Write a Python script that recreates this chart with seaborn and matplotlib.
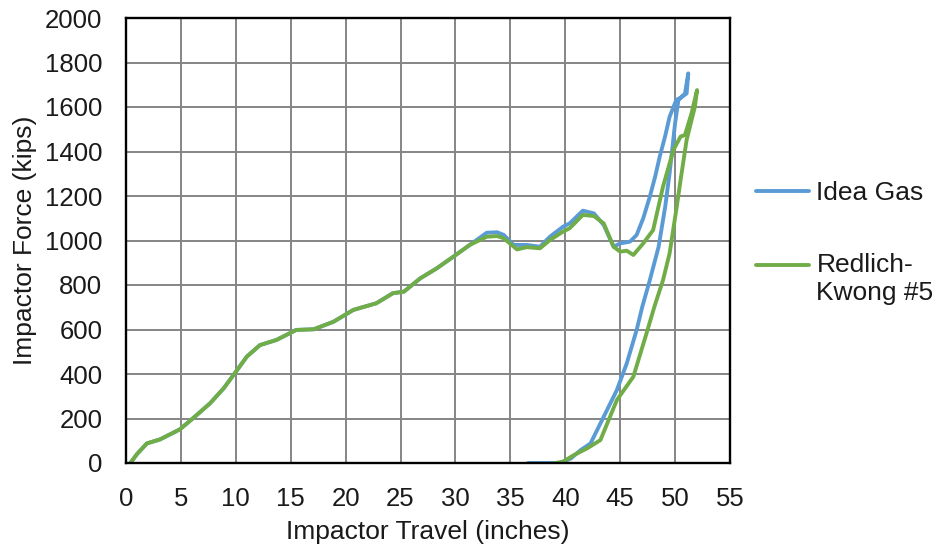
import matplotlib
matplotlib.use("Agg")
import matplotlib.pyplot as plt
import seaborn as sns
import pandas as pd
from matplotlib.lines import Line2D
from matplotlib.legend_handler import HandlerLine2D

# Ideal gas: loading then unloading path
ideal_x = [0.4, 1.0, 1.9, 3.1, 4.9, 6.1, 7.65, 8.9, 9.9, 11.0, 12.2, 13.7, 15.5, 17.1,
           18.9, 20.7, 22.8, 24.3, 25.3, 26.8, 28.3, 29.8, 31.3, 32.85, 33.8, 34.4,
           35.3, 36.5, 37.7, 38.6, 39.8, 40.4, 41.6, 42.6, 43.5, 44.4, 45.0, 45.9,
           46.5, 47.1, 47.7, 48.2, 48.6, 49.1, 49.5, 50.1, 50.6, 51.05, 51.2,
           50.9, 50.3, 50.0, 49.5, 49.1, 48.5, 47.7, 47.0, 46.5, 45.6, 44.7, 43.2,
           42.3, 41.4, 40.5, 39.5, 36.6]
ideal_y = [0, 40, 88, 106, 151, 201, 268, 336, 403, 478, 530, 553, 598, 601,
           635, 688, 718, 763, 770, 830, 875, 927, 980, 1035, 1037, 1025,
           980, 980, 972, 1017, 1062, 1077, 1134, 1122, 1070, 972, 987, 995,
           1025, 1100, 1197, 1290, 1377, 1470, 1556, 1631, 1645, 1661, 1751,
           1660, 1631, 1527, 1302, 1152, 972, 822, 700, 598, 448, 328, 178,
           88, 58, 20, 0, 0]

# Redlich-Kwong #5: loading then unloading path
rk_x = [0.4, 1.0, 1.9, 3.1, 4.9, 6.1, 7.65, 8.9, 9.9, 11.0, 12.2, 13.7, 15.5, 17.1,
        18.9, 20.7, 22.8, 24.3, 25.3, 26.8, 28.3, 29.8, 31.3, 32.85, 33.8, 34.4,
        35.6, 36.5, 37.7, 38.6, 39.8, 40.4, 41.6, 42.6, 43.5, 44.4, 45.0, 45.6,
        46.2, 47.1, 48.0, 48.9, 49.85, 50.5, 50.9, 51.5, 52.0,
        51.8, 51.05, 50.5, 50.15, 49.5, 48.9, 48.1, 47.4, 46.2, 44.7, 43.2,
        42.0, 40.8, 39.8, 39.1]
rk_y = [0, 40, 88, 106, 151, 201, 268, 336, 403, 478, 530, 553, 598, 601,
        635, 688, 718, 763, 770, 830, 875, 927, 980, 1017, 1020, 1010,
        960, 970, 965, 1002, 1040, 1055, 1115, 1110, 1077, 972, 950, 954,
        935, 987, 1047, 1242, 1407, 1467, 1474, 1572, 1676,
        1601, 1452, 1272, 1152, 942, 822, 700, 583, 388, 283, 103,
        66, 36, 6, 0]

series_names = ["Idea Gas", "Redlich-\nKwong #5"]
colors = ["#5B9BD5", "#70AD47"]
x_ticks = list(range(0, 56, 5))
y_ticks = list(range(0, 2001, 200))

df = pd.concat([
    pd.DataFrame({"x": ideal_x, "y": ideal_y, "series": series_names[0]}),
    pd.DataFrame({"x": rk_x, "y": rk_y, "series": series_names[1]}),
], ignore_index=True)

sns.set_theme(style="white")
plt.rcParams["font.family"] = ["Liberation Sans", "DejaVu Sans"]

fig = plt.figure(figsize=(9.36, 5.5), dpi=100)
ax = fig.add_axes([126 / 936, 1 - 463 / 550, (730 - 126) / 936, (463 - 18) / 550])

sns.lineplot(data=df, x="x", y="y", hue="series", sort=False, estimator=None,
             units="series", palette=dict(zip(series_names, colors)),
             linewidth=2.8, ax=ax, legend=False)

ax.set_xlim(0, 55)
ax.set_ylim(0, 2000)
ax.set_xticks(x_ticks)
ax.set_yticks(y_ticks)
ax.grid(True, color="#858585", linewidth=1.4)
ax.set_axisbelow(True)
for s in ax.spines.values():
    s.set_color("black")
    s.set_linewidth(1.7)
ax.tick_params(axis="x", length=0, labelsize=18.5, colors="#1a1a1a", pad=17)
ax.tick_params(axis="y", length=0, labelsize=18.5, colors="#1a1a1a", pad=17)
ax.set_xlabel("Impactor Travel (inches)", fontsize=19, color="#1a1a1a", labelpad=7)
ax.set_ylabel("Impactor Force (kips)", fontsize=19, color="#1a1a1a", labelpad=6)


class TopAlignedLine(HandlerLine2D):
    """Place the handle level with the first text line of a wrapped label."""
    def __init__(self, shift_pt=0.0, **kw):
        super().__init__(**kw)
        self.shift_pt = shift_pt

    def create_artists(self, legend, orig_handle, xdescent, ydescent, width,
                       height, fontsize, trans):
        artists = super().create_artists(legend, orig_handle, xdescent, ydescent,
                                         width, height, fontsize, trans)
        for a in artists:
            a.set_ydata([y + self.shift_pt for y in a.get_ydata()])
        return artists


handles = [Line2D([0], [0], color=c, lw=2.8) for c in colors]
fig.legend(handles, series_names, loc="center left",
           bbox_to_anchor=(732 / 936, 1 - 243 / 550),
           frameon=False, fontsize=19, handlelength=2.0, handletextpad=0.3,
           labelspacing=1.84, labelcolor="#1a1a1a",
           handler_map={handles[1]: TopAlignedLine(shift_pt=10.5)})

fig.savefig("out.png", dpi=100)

_ _ _ _ _ _ _

- **Written problem**
Exactly as written, return every line of the listing, but not the pictures.

- **Solution to this task**
Write a Python script that recreates this chart with seaborn and matplotlib.
import matplotlib
matplotlib.use("Agg")
import matplotlib.pyplot as plt
import seaborn as sns
import pandas as pd
from matplotlib.lines import Line2D
from matplotlib.legend_handler import HandlerLine2D

# Ideal gas: loading then unloading path
ideal_x = [0.4, 1.0, 1.9, 3.1, 4.9, 6.1, 7.65, 8.9, 9.9, 11.0, 12.2, 13.7, 15.5, 17.1,
           18.9, 20.7, 22.8, 24.3, 25.3, 26.8, 28.3, 29.8, 31.3, 32.85, 33.8, 34.4,
           35.3, 36.5, 37.7, 38.6, 39.8, 40.4, 41.6, 42.6, 43.5, 44.4, 45.0, 45.9,
           46.5, 47.1, 47.7, 48.2, 48.6, 49.1, 49.5, 50.1, 50.6, 51.05, 51.2,
           50.9, 50.3, 50.0, 49.5, 49.1, 48.5, 47.7, 47.0, 46.5, 45.6, 44.7, 43.2,
           42.3, 41.4, 40.5, 39.5, 36.6]
ideal_y = [0, 40, 88, 106, 151, 201, 268, 336, 403, 478, 530, 553, 598, 601,
           635, 688, 718, 763, 770, 830, 875, 927, 980, 1035, 1037, 1025,
           980, 980, 972, 1017, 1062, 1077, 1134, 1122, 1070, 972, 987, 995,
           1025, 1100, 1197, 1290, 1377, 1470, 1556, 1631, 1645, 1661, 1751,
           1660, 1631, 1527, 1302, 1152, 972, 822, 700, 598, 448, 328, 178,
           88, 58, 20, 0, 0]

# Redlich-Kwong #5: loading then unloading path
rk_x = [0.4, 1.0, 1.9, 3.1, 4.9, 6.1, 7.65, 8.9, 9.9, 11.0, 12.2, 13.7, 15.5, 17.1,
        18.9, 20.7, 22.8, 24.3, 25.3, 26.8, 28.3, 29.8, 31.3, 32.85, 33.8, 34.4,
        35.6, 36.5, 37.7, 38.6, 39.8, 40.4, 41.6, 42.6, 43.5, 44.4, 45.0, 45.6,
        46.2, 47.1, 48.0, 48.9, 49.85, 50.5, 50.9, 51.5, 52.0,
        51.8, 51.05, 50.5, 50.15, 49.5, 48.9, 48.1, 47.4, 46.2, 44.7, 43.2,
        42.0, 40.8, 39.8, 39.1]
rk_y = [0, 40, 88, 106, 151, 201, 268, 336, 403, 478, 530, 553, 598, 601,
        635, 688, 718, 763, 770, 830, 875, 927, 980, 1017, 1020, 1010,
        960, 970, 965, 1002, 1040, 1055, 1115, 1110, 1077, 972, 950, 954,
        935, 987, 1047, 1242, 1407, 1467, 1474, 1572, 1676,
        1601, 1452, 1272, 1152, 942, 822, 700, 583, 388, 283, 103,
        66, 36, 6, 0]

series_names = ["Idea Gas", "Redlich-\nKwong #5"]
colors = ["#5B9BD5", "#70AD47"]
x_ticks = list(range(0, 56, 5))
y_ticks = list(range(0, 2001, 200))

df = pd.concat([
    pd.DataFrame({"x": ideal_x, "y": ideal_y, "series": series_names[0]}),
    pd.DataFrame({"x": rk_x, "y": rk_y, "series": series_names[1]}),
], ignore_index=True)

sns.set_theme(style="white")
plt.rcParams["font.family"] = ["Liberation Sans", "DejaVu Sans"]

fig = plt.figure(figsize=(9.36, 5.5), dpi=100)
ax = fig.add_axes([126 / 936, 1 - 463 / 550, (730 - 126) / 936, (463 - 18) / 550])

sns.lineplot(data=df, x="x", y="y", hue="series", sort=False, estimator=None,
             units="series", palette=dict(zip(series_names, colors)),
             linewidth=2.8, ax=ax, legend=False)

ax.set_xlim(0, 55)
ax.set_ylim(0, 2000)
ax.set_xticks(x_ticks)
ax.set_yticks(y_ticks)
ax.grid(True, color="#858585", linewidth=1.4)
ax.set_axisbelow(True)
for s in ax.spines.values():
    s.set_color("black")
    s.set_linewidth(1.7)
ax.tick_params(axis="x", length=0, labelsize=18.5, colors="#1a1a1a", pad=17)
ax.tick_params(axis="y", length=0, labelsize=18.5, colors="#1a1a1a", pad=17)
ax.set_xlabel("Impactor Travel (inches)", fontsize=19, color="#1a1a1a", labelpad=7)
ax.set_ylabel("Impactor Force (kips)", fontsize=19, color="#1a1a1a", labelpad=6)


class TopAlignedLine(HandlerLine2D):
    """Place the handle level with the first text line of a wrapped label."""
    def __init__(self, shift_pt=0.0, **kw):
        super().__init__(**kw)
        self.shift_pt = shift_pt

    def create_artists(self, legend, orig_handle, xdescent, ydescent, width,
                       height, fontsize, trans):
        artists = super().create_artists(legend, orig_handle, xdescent, ydescent,
                                         width, height, fontsize, trans)
        for a in artists:
            a.set_ydata([y + self.shift_pt for y in a.get_ydata()])
        return artists


handles = [Line2D([0], [0], color=c, lw=2.8) for c in colors]
fig.legend(handles, series_names, loc="center left",
           bbox_to_anchor=(732 / 936, 1 - 243 / 550),
           frameon=False, fontsize=19, handlelength=2.0, handletextpad=0.3,
           labelspacing=1.84, labelcolor="#1a1a1a",
           handler_map={handles[1]: TopAlignedLine(shift_pt=10.5)})

fig.savefig("out.png", dpi=100)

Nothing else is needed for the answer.